Barrett's esophagus is a pre-cancerous condition that affects the lining of the esophagus, the swallowing tube that carries foods and liquids from the mouth to the stomach.
Barrett's esophagus is a complication of chronic gastroesophageal reflux disease (GERD), a disorder in which stomach acid and enzymes cause injury to the esophageal lining and create symptoms such as heartburn, regurgitation and chest pain. In some GERD patients, esophagus cells transform into intestinal tissue in a process called "intestinal metaplasia" or Barrett's esophagus.
There are three "grades," or types of Barrett's esophagus:
- Intestinal metaplasia (IM) without dysplasia
- IM with low-grade dysplasia
- IM with high-grade dysplasia
"Dysplasia" refers to abnormalities of a tissue that make it more cancer-like. While the presence of dysplasia may raise the risk of cancer, it is not considered cancer.

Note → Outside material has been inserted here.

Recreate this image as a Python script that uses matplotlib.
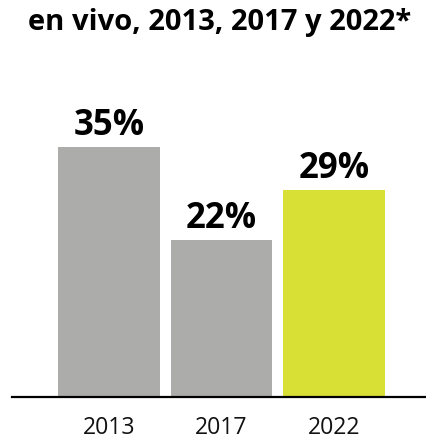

Risk factors for developing Barrett's esophagus include:
- Male sex
- Caucasian ethnicity
- GERD symptoms of longer than 10 years
If you have GERD symptoms more than three times per week, consult your physician. It is estimated that 13 percent of the people who have chronic acid reflux also have Barrett's esophagus. In addition, individuals with Barrett's esophagus have a 40 to 130 times higher incidence of developing esophageal cancer than those without the condition.